Dog Land
- Location: Chiefland, Florida
- Opened: 1960
- Closed: 1974
- Theme: Dogs
- Area: 8 acres (3.2 ha)

= Dog Land (attraction) =

Tourist attraction near Chiefland, Florida

Dog Land was an eight-acre tourist attraction consisting entirely of different breeds of dog that was open from 1960 to 1974 near Chiefland, Florida. It was conceptualized by Bob Shetterly, Vincenzo Calvaresi, and C.J. Wade, head of the Lexington Kennel Club.

== History ==
Conceptualized in 1960, the goal of the attraction was to display each of all 113 different dog breeds then recognized by the American Kennel Club. To encourage dog breeders, owners, and other enthusiasts to invest, Dog Land's entrance had a sign in the shape of a dog. When questioned on location, Bob Shetterly said, “Up here in northwest Florida, under these big pines, it doesn’t get too hot for the Siberian husky, and neither is it too cold for the African basenji.” Shetterly ran the attraction and lived on-site with his family.

During its time, Dog Land was the world's largest collection of dog breeds from all over the world.
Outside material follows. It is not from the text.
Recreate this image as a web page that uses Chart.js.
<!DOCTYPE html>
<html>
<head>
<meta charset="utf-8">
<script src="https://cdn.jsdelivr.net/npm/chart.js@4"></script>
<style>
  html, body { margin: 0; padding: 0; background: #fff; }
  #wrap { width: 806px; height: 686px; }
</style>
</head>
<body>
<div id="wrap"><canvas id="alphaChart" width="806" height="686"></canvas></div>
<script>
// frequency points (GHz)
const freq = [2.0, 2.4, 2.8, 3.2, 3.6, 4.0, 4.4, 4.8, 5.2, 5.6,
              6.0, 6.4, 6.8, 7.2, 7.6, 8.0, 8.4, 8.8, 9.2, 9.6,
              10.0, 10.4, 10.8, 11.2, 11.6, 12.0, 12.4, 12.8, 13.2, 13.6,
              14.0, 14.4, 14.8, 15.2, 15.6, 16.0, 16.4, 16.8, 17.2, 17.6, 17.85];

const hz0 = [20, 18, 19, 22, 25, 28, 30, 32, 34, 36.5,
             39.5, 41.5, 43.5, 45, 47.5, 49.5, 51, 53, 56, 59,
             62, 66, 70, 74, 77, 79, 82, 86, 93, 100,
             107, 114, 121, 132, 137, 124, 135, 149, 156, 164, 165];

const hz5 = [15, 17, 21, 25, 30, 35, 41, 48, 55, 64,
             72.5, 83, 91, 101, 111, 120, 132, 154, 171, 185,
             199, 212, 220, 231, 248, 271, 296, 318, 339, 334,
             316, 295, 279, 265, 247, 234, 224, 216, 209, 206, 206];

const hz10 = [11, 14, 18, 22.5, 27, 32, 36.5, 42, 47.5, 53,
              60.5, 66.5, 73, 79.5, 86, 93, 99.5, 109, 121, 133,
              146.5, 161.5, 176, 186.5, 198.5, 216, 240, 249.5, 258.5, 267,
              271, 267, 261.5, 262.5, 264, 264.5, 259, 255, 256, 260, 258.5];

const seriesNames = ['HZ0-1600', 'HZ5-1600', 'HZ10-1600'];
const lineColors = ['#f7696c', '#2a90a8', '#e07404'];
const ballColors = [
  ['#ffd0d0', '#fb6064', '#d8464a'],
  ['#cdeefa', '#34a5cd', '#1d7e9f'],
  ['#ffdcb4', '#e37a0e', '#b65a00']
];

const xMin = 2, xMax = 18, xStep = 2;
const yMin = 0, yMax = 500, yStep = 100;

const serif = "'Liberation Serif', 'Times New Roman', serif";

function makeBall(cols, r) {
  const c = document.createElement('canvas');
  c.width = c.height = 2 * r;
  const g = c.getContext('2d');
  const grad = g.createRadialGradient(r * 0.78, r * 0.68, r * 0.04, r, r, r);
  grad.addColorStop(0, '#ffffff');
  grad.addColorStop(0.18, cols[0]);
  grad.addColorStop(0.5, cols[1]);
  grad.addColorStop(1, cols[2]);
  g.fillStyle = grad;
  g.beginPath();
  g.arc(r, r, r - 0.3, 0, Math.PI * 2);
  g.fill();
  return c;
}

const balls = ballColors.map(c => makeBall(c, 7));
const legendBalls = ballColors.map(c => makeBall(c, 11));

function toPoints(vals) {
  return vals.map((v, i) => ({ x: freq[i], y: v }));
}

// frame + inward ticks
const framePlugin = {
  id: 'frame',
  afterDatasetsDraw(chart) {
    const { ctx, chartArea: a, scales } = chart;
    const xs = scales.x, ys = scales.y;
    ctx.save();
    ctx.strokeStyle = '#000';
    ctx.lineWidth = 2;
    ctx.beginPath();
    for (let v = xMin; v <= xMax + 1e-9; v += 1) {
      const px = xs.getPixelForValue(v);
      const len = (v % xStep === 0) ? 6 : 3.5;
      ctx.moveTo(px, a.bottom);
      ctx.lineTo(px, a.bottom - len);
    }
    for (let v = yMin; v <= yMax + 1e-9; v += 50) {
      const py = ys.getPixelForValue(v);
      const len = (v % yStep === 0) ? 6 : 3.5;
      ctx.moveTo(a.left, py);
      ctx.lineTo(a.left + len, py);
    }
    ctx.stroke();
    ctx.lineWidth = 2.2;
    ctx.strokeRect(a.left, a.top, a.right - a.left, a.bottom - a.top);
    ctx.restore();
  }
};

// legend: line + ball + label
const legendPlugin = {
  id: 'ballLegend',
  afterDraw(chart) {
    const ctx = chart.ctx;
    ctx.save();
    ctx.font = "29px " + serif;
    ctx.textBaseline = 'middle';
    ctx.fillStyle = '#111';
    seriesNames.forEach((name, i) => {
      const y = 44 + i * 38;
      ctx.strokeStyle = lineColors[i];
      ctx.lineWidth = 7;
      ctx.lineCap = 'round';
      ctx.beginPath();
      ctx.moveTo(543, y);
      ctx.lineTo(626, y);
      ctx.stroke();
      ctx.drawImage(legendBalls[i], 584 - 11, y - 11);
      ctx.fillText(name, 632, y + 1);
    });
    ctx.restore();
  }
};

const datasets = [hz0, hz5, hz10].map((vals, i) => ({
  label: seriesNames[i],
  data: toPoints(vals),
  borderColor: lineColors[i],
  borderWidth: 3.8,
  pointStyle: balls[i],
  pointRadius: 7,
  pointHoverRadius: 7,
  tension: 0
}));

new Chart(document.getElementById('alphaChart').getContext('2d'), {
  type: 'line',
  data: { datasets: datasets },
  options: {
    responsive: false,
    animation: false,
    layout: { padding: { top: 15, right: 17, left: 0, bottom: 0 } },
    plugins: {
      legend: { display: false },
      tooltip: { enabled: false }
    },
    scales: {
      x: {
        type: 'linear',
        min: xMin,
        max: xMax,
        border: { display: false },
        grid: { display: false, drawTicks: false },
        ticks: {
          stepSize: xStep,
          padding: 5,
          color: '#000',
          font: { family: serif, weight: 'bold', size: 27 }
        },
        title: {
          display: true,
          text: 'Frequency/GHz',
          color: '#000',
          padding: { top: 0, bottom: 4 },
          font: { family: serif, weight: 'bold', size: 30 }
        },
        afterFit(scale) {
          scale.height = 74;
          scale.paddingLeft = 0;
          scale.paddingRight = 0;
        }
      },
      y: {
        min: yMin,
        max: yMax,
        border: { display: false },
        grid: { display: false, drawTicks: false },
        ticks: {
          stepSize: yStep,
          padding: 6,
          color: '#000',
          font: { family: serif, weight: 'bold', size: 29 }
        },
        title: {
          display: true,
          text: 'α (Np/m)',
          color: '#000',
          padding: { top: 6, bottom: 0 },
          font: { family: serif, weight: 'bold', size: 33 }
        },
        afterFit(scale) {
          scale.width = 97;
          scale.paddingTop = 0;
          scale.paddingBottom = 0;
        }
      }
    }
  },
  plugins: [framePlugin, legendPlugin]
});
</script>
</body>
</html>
Dog Land shut down in 1974. It is unknown what happened to the many dogs living there.

== Response ==
Dog Land enjoyed great success, with over 100 dogs living on the premises within its first year, and was featured in a guided tour video of the area that showed off the comfortable housing that included a patio and a run for each dog. Visitors from all over the world stopped by to see and adopt dogs. One edition of National Geographic showed a Sikh man's experience at Dog Land, depicting the place as family friendly and educational. All dogs on display at the attraction were purebred and buying them could cost customers up to $2,500. The only mutt on the premises was labelled an American breed, "another name for mongrel," and was named Pirate.

Bob Shetterly's son, Will Shetterly, wrote a novel called Dogland based on his experiences growing up with the attraction. The park itself has been left to rust and grow over.

== Expansions ==
In 1965, a Kentucky Fried Chicken restaurant was integrated with Dog Land due to being so close to the entrance. There were plans for a dog hall of fame and a greyhound training track to be added on the property, but the attraction closed before these renovations could be made.